- **Material to process**:
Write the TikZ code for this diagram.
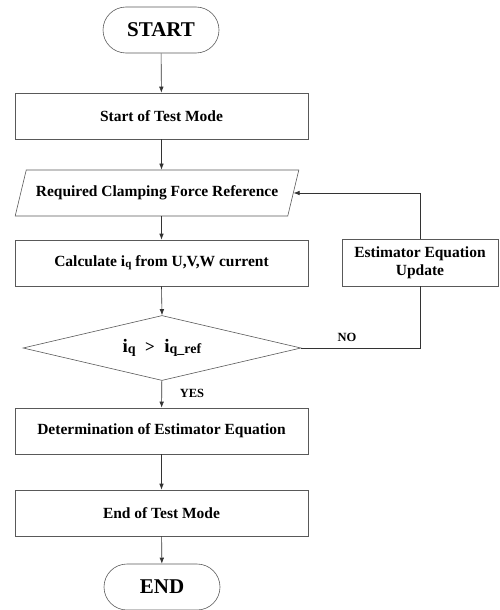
\documentclass[tikz,border=0pt]{standalone}
\usepackage{fontspec}
\setmainfont{Liberation Serif}
\usepackage{tikz}
\usetikzlibrary{shapes.geometric,arrows.meta,positioning}
\newcommand{\subq}[2][11]{\raisebox{-1pt}{\fontsize{#1}{#1}\selectfont #2}}

\begin{document}
\begin{tikzpicture}[x=1pt,y=-1pt,
    font=\bfseries\fontsize{15.5}{18}\selectfont,
    every node/.style={draw=black!65,line width=0.6pt,align=center},
    terminal/.style={rounded corners=23pt,minimum width=116pt,minimum height=46pt,font=\bfseries\fontsize{21}{24}\selectfont},
    process/.style={rectangle,minimum width=293pt,minimum height=46pt},
    io/.style={trapezium,trapezium left angle=64,trapezium right angle=116,trapezium stretches=true,minimum width=284pt,minimum height=46pt,inner xsep=0pt},
    decision/.style={diamond,shape aspect=4.28,minimum width=278pt,minimum height=65pt,inner sep=0pt,font=\bfseries\fontsize{19}{21}\selectfont},
    tag/.style={draw=none,font=\bfseries\fontsize{12.5}{15}\selectfont},
    flow/.style={draw=black!80,line width=0.6pt,-{Latex[length=6pt,width=4.5pt]}}]
    \useasboundingbox (0,0) rectangle (499,610);
    \node[terminal] (start) at (161,30) {START};
    \node[process] (teston) at (161.5,116) {Start of Test Mode};
    \node[io] (force) at (157,193) {Required Clamping Force Reference};
    \node[process] (calc) at (161.5,263) {Calculate i\subq{q} from U,V,W current};
    \node[decision] (cmp) at (162,348) {i\subq[14]{q}\enspace\raisebox{0.5pt}{\fontsize{17}{17}\selectfont >}\enspace i\subq[14]{q\_ref}};
    \node[process,minimum width=156pt,minimum height=47pt] (update) at (420,262.5) {Estimator Equation\\Update};
    \node[process] (determ) at (161.5,431) {Determination of Estimator Equation};
    \node[process] (testoff) at (161.5,513) {End of Test Mode};
    \node[terminal] (stop) at (162,587) {END};
    \node[tag] (no) at (347,337) {NO};
    \node[tag] (yes) at (192,393) {YES};
    \draw[flow] (start) -- (teston);
    \draw[flow] (teston.south) -- (teston.south |- force.north);
    \draw[flow] (teston.south |- force.south) -- (calc.north);
    \draw[flow] (calc.south) -- (cmp.north);
    \draw[flow] (cmp) -- (determ);
    \draw[flow] (determ) -- (testoff);
    \draw[flow] (testoff) -- (stop);
    \draw[draw=black!80,line width=0.6pt] (cmp.east) -| (update.south);
    \draw[flow] (update.north) |- (force.east);
\end{tikzpicture}
\end{document}
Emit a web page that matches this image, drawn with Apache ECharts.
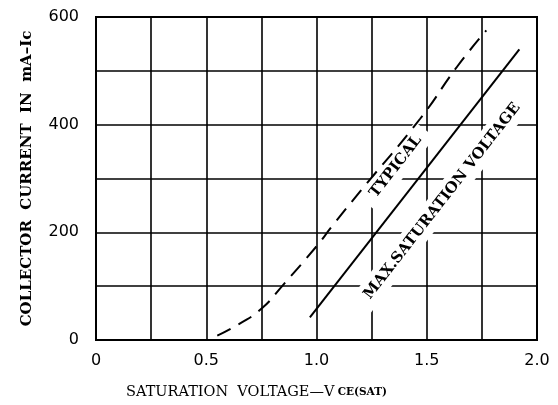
<!DOCTYPE html>
<html>
<head>
<meta charset="utf-8">
<script src="https://cdn.jsdelivr.net/npm/echarts@6/dist/echarts.min.js"></script>
<style>
  html, body { margin: 0; padding: 0; background: #fff; }
  #chart { width: 558px; height: 405px; }
</style>
</head>
<body>
<div id="chart"></div>
<script>
// data (V, mA)
var typicalCurve = [[0.55, 8], [0.65, 30], [0.75, 58], [0.85, 103], [1.0, 174], [1.07, 211], [1.2, 277], [1.47, 411], [1.64, 509], [1.77, 575]];
var maxSatCurve = [[0.97, 42], [1.92, 540]];
var xTicks = [0, 0.5, 1.0, 1.5, 2.0];
var yTicks = [0, 200, 400, 600];
var curveLabels = [
  { text: 'TYPICAL', at: [1.36, 322] },
  { text: 'MAX.SATURATION VOLTAGE', at: [1.57, 258] }
];

var serif = '"DejaVu Serif", serif';
var sans = '"DejaVu Sans", sans-serif';

var myChart = echarts.init(document.getElementById('chart'));
var option = {
  animation: false,
  backgroundColor: '#fff',
  grid: { left: 96, right: 21, top: 17, bottom: 62, show: true, borderColor: '#000', borderWidth: 2 },
  xAxis: {
    type: 'value', min: 0, max: 2, interval: 0.25,
    name: '{a|SATURATION  VOLTAGE—V} {b|CE(SAT)}',
    nameLocation: 'middle', nameGap: 45,
    nameTextStyle: {
      padding: [0, 120, 0, 0],
      rich: {
        a: { fontFamily: serif, fontSize: 14.5, color: '#000' },
        b: { fontFamily: serif, fontSize: 10.5, color: '#000', fontWeight: 'bold' }
      }
    },
    axisLine: { show: false },
    axisTick: { show: false },
    splitLine: { show: true, lineStyle: { color: '#000', width: 1.6 } },
    axisLabel: {
      margin: 13, color: '#000', fontFamily: sans, fontSize: 16,
      formatter: function (v) {
        for (var i = 0; i < xTicks.length; i++) {
          if (Math.abs(xTicks[i] - v) < 1e-6) return v === 0 ? '0' : v.toFixed(1);
        }
        return '';
      }
    }
  },
  yAxis: {
    type: 'value', min: 0, max: 600, interval: 100,
    name: 'COLLECTOR  CURRENT  IN  mA–Ic',
    nameLocation: 'middle', nameGap: 61,
    nameTextStyle: { fontFamily: serif, fontSize: 15, fontWeight: 'bold', color: '#000' },
    axisLine: { show: false },
    axisTick: { show: false },
    splitLine: { show: true, lineStyle: { color: '#000', width: 1.6 } },
    axisLabel: {
      margin: 17, color: '#000', fontFamily: sans, fontSize: 16,
      formatter: function (v) { return yTicks.indexOf(v) >= 0 ? String(v) : ''; }
    }
  },
  series: [
    {
      name: 'TYPICAL', type: 'line', data: typicalCurve, smooth: true, symbol: 'none', z: 3,
      lineStyle: { color: '#000', width: 2, type: [15, 9] }
    },
    {
      name: 'MAX.SATURATION VOLTAGE', type: 'line', data: maxSatCurve, symbol: 'none', z: 3,
      lineStyle: { color: '#000', width: 2 }
    }
  ]
};
myChart.setOption(option);

// labels along the curves, placed from data coords
var angle = 52 * Math.PI / 180;
myChart.setOption({
  graphic: curveLabels.map(function (l) {
    var p = myChart.convertToPixel({ gridIndex: 0 }, l.at);
    return {
      type: 'text', x: p[0], y: p[1], rotation: angle, z: 1,
      style: {
        text: l.text, fill: '#000', font: 'bold 15px ' + serif,
        align: 'center', verticalAlign: 'middle',
        backgroundColor: '#fff', padding: [5, 10]
      }
    };
  })
});
</script>
</body>
</html>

- **What is expected**:
Using the entries above, return each line that includes the word "this".

- **Answer**:
Write the TikZ code for this diagram.
Emit a web page that matches this image, drawn with Apache ECharts.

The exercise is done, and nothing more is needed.